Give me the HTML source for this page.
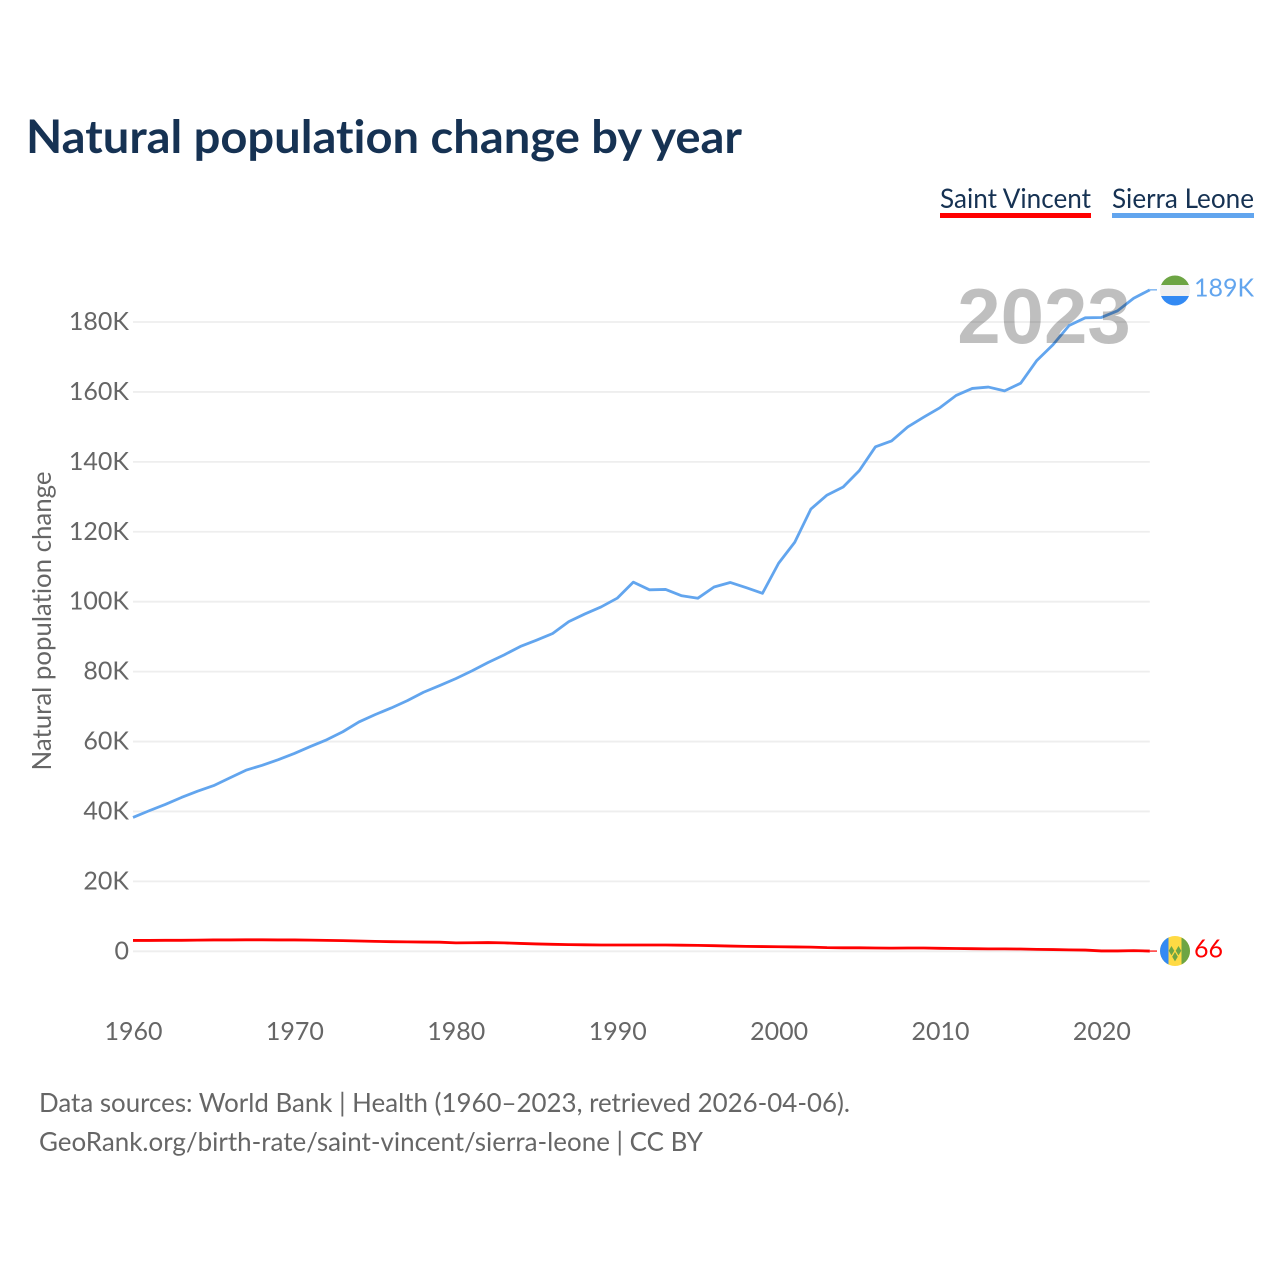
<!DOCTYPE html>
<html lang="en">
<head>
<meta charset="utf-8">
<title>Natural population change by year</title>
<style>
html,body{margin:0;padding:0;background:#fff;}
svg{display:block;font-family:"Lato","Carlito","Liberation Sans",sans-serif;font-variant-ligatures:none;}
</style>
</head>
<body>
<svg id="chart" width="1280" height="1280" viewBox="0 0 1280 1280" xmlns="http://www.w3.org/2000/svg">
  <defs>
    <clipPath id="sl-clip"><circle cx="1175" cy="290.5" r="15"></circle></clipPath>
    <clipPath id="vc-clip"><circle cx="1175" cy="951" r="15"></circle></clipPath>
  </defs>
  <text x="26" y="153" font-size="46" font-weight="700" fill="#163253" textLength="716" lengthAdjust="spacingAndGlyphs">Natural population change by year</text>

  <g>
    <text x="940" y="208" font-size="27" fill="#163253" textLength="151" lengthAdjust="spacingAndGlyphs">Saint Vincent</text>
    <rect x="940" y="213" width="151" height="5" fill="#ff0000"></rect>
  </g>
  <g>
    <text x="1112" y="208" font-size="27" fill="#163253" textLength="142" lengthAdjust="spacingAndGlyphs">Sierra Leone</text>
    <rect x="1112" y="213" width="142" height="5" fill="#62a5ee"></rect>
  </g>

  <g id="grid"></g>
  <g id="y-ticks"></g>
  <g id="x-ticks"></g>
  <text transform="translate(51,770.5) rotate(-90)" font-size="26" fill="#666666" textLength="299" lengthAdjust="spacingAndGlyphs">Natural population change</text>
  <g id="series"></g>

  <text x="1044" y="343" text-anchor="middle" font-family="'Liberation Sans',sans-serif" font-size="78" font-weight="700" fill="#000000" fill-opacity="0.25">2023</text>

  <g clip-path="url(#sl-clip)">
    <rect x="1160" y="275" width="30" height="11" fill="#6da544"></rect>
    <rect x="1160" y="285" width="30" height="11" fill="#f0f0f0"></rect>
    <rect x="1160" y="296" width="30" height="11" fill="#338af3"></rect>
  </g>
  <text id="label-sl" x="1194" y="296.500" font-size="25" fill="#62a5ee">189K</text>

  <g clip-path="url(#vc-clip)">
    <rect x="1160" y="936" width="30" height="30" fill="#ffda44"></rect>
    <rect x="1160" y="936" width="8.500" height="30" fill="#338af3"></rect>
    <rect x="1181.500" y="936" width="8.500" height="30" fill="#6da544"></rect>
    <path d="M1171.500 946l2.800 4.700-2.800 4.700-2.800-4.700zM1178.500 946l2.800 4.700-2.800 4.700-2.800-4.700zM1175 952l2.800 4.700-2.800 4.700-2.800-4.700z" fill="#6da544"></path>
  </g>
  <text id="label-vc" x="1194" y="957.500" font-size="25" fill="#ff0000">66</text>

  <text x="39" y="1112" font-size="26" fill="#666666" textLength="811" lengthAdjust="spacingAndGlyphs">Data sources: World Bank | Health (1960–2023, retrieved 2026-04-06).</text>
  <text x="39" y="1151" font-size="26" fill="#666666" textLength="664" lengthAdjust="spacingAndGlyphs">GeoRank.org/birth-rate/saint-vincent/sierra-leone | CC BY</text>
</svg>
<script>
const startYear = 1960;
const sierraLeone = [38300,40200,42000,44000,45800,47400,49600,51800,53200,54800,56600,58600,60500,62800,65600,67700,69600,71700,74100,76000,78000,80200,82600,84800,87200,89000,90900,94300,96500,98500,101000,105600,103400,103500,101700,101000,104200,105500,104000,102400,111000,117000,126500,130500,132800,137500,144300,146000,150000,152800,155500,159000,161000,161400,160300,162500,169000,173500,179000,181200,181300,183200,186800,189200];
const saintVincent = [3100,3100,3150,3150,3200,3250,3250,3280,3280,3250,3250,3200,3120,3050,2950,2850,2750,2700,2650,2600,2400,2450,2500,2400,2250,2100,2000,1900,1850,1800,1800,1800,1800,1800,1750,1700,1600,1500,1400,1350,1300,1250,1200,1050,1000,1000,950,900,950,950,850,800,750,700,700,650,550,500,400,350,100,100,200,66];
const yTickValues = [0,20000,40000,60000,80000,100000,120000,140000,160000,180000];
const yTickLabels = ["0","20K","40K","60K","80K","100K","120K","140K","160K","180K"];
const xTickYears = [1960,1970,1980,1990,2000,2010,2020];

const NS = "http://www.w3.org/2000/svg";
const xScale = year => 133 + (year - 1960) * 16.14;
const yScale = value => 951.3 - value * 0.003496;
const plotRight = xScale(2023);

function svgEl(tag, attrs, text) {
  const el = document.createElementNS(NS, tag);
  for (const key in attrs) el.setAttribute(key, attrs[key]);
  if (text !== undefined) el.textContent = text;
  return el;
}

const grid = document.getElementById("grid");
const yTicks = document.getElementById("y-ticks");
yTickValues.forEach((value, i) => {
  const line = svgEl("line", {x1: 133, x2: plotRight, y1: yScale(value), y2: yScale(value), stroke: "#eeeeee", "stroke-width": 1.8});
  
  
  grid.appendChild(line);
  const label = svgEl("text", {x: 129, y: yScale(value) + 8, "text-anchor": "end", "font-size": 25, fill: "#666666"}, yTickLabels[i]);
  
  
  yTicks.appendChild(label);
});

const xTicks = document.getElementById("x-ticks");
xTickYears.forEach(year => {
  const label = svgEl("text", {x: xScale(year) + 0.5, y: 1040, "text-anchor": "middle", "font-size": 25, fill: "#666666"}, String(year));
  
  
  xTicks.appendChild(label);
});

const seriesGroup = document.getElementById("series");
function drawSeries(values, color) {
  const pts = values.map((v, i) => xScale(startYear + i).toFixed(2) + "," + yScale(v).toFixed(2));
  const line = svgEl("polyline", {points: pts.join(" "), fill: "none", stroke: color, "stroke-width": 2.800, "stroke-linejoin": "round"});
  return line;
}
const vcLine = drawSeries(saintVincent, "#ff0000");


seriesGroup.appendChild(vcLine);
const slLine = drawSeries(sierraLeone, "#62a5ee");


seriesGroup.appendChild(slLine);

const slEnd = sierraLeone[sierraLeone.length - 1];
const vcEnd = saintVincent[saintVincent.length - 1];
const slConnector = svgEl("line", {x1: plotRight, x2: 1157, y1: yScale(slEnd), y2: yScale(slEnd), stroke: "#62a5ee", "stroke-width": 1.200});


seriesGroup.appendChild(slConnector);
const vcConnector = svgEl("line", {x1: plotRight, x2: 1157, y1: yScale(vcEnd), y2: yScale(vcEnd), stroke: "#ff0000", "stroke-width": 1.200});


seriesGroup.appendChild(vcConnector);
</script>
</body>
</html>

§ **WHAT TO PRODUCE**:
Using the data above, print every line exactly, omitting pictures.

§ **THE RESULT**:
Give me the HTML source for this page.
<!DOCTYPE html>
<html lang="en">
<head>
<meta charset="utf-8">
<title>Natural population change by year</title>
<style>
html,body{margin:0;padding:0;background:#fff;}
svg{display:block;font-family:"Lato","Carlito","Liberation Sans",sans-serif;font-variant-ligatures:none;}
</style>
</head>
<body>
<svg id="chart" width="1280" height="1280" viewBox="0 0 1280 1280" xmlns="http://www.w3.org/2000/svg">
  <defs>
    <clipPath id="sl-clip"><circle cx="1175" cy="290.5" r="15"></circle></clipPath>
    <clipPath id="vc-clip"><circle cx="1175" cy="951" r="15"></circle></clipPath>
  </defs>
  <text x="26" y="153" font-size="46" font-weight="700" fill="#163253" textLength="716" lengthAdjust="spacingAndGlyphs">Natural population change by year</text>

  <g>
    <text x="940" y="208" font-size="27" fill="#163253" textLength="151" lengthAdjust="spacingAndGlyphs">Saint Vincent</text>
    <rect x="940" y="213" width="151" height="5" fill="#ff0000"></rect>
  </g>
  <g>
    <text x="1112" y="208" font-size="27" fill="#163253" textLength="142" lengthAdjust="spacingAndGlyphs">Sierra Leone</text>
    <rect x="1112" y="213" width="142" height="5" fill="#62a5ee"></rect>
  </g>

  <g id="grid"></g>
  <g id="y-ticks"></g>
  <g id="x-ticks"></g>
  <text transform="translate(51,770.5) rotate(-90)" font-size="26" fill="#666666" textLength="299" lengthAdjust="spacingAndGlyphs">Natural population change</text>
  <g id="series"></g>

  <text x="1044" y="343" text-anchor="middle" font-family="'Liberation Sans',sans-serif" font-size="78" font-weight="700" fill="#000000" fill-opacity="0.25">2023</text>

  <g clip-path="url(#sl-clip)">
    <rect x="1160" y="275" width="30" height="11" fill="#6da544"></rect>
    <rect x="1160" y="285" width="30" height="11" fill="#f0f0f0"></rect>
    <rect x="1160" y="296" width="30" height="11" fill="#338af3"></rect>
  </g>
  <text id="label-sl" x="1194" y="296.500" font-size="25" fill="#62a5ee">189K</text>

  <g clip-path="url(#vc-clip)">
    <rect x="1160" y="936" width="30" height="30" fill="#ffda44"></rect>
    <rect x="1160" y="936" width="8.500" height="30" fill="#338af3"></rect>
    <rect x="1181.500" y="936" width="8.500" height="30" fill="#6da544"></rect>
    <path d="M1171.500 946l2.800 4.700-2.800 4.700-2.800-4.700zM1178.500 946l2.800 4.700-2.800 4.700-2.800-4.700zM1175 952l2.800 4.700-2.800 4.700-2.800-4.700z" fill="#6da544"></path>
  </g>
  <text id="label-vc" x="1194" y="957.500" font-size="25" fill="#ff0000">66</text>

  <text x="39" y="1112" font-size="26" fill="#666666" textLength="811" lengthAdjust="spacingAndGlyphs">Data sources: World Bank | Health (1960–2023, retrieved 2026-04-06).</text>
  <text x="39" y="1151" font-size="26" fill="#666666" textLength="664" lengthAdjust="spacingAndGlyphs">GeoRank.org/birth-rate/saint-vincent/sierra-leone | CC BY</text>
</svg>
<script>
const startYear = 1960;
const sierraLeone = [38300,40200,42000,44000,45800,47400,49600,51800,53200,54800,56600,58600,60500,62800,65600,67700,69600,71700,74100,76000,78000,80200,82600,84800,87200,89000,90900,94300,96500,98500,101000,105600,103400,103500,101700,101000,104200,105500,104000,102400,111000,117000,126500,130500,132800,137500,144300,146000,150000,152800,155500,159000,161000,161400,160300,162500,169000,173500,179000,181200,181300,183200,186800,189200];
const saintVincent = [3100,3100,3150,3150,3200,3250,3250,3280,3280,3250,3250,3200,3120,3050,2950,2850,2750,2700,2650,2600,2400,2450,2500,2400,2250,2100,2000,1900,1850,1800,1800,1800,1800,1800,1750,1700,1600,1500,1400,1350,1300,1250,1200,1050,1000,1000,950,900,950,950,850,800,750,700,700,650,550,500,400,350,100,100,200,66];
const yTickValues = [0,20000,40000,60000,80000,100000,120000,140000,160000,180000];
const yTickLabels = ["0","20K","40K","60K","80K","100K","120K","140K","160K","180K"];
const xTickYears = [1960,1970,1980,1990,2000,2010,2020];

const NS = "http://www.w3.org/2000/svg";
const xScale = year => 133 + (year - 1960) * 16.14;
const yScale = value => 951.3 - value * 0.003496;
const plotRight = xScale(2023);

function svgEl(tag, attrs, text) {
  const el = document.createElementNS(NS, tag);
  for (const key in attrs) el.setAttribute(key, attrs[key]);
  if (text !== undefined) el.textContent = text;
  return el;
}

const grid = document.getElementById("grid");
const yTicks = document.getElementById("y-ticks");
yTickValues.forEach((value, i) => {
  const line = svgEl("line", {x1: 133, x2: plotRight, y1: yScale(value), y2: yScale(value), stroke: "#eeeeee", "stroke-width": 1.8});
  
  
  grid.appendChild(line);
  const label = svgEl("text", {x: 129, y: yScale(value) + 8, "text-anchor": "end", "font-size": 25, fill: "#666666"}, yTickLabels[i]);
  
  
  yTicks.appendChild(label);
});

const xTicks = document.getElementById("x-ticks");
xTickYears.forEach(year => {
  const label = svgEl("text", {x: xScale(year) + 0.5, y: 1040, "text-anchor": "middle", "font-size": 25, fill: "#666666"}, String(year));
  
  
  xTicks.appendChild(label);
});

const seriesGroup = document.getElementById("series");
function drawSeries(values, color) {
  const pts = values.map((v, i) => xScale(startYear + i).toFixed(2) + "," + yScale(v).toFixed(2));
  const line = svgEl("polyline", {points: pts.join(" "), fill: "none", stroke: color, "stroke-width": 2.800, "stroke-linejoin": "round"});
  return line;
}
const vcLine = drawSeries(saintVincent, "#ff0000");


seriesGroup.appendChild(vcLine);
const slLine = drawSeries(sierraLeone, "#62a5ee");


seriesGroup.appendChild(slLine);

const slEnd = sierraLeone[sierraLeone.length - 1];
const vcEnd = saintVincent[saintVincent.length - 1];
const slConnector = svgEl("line", {x1: plotRight, x2: 1157, y1: yScale(slEnd), y2: yScale(slEnd), stroke: "#62a5ee", "stroke-width": 1.200});


seriesGroup.appendChild(slConnector);
const vcConnector = svgEl("line", {x1: plotRight, x2: 1157, y1: yScale(vcEnd), y2: yScale(vcEnd), stroke: "#ff0000", "stroke-width": 1.200});


seriesGroup.appendChild(vcConnector);
</script>
</body>
</html>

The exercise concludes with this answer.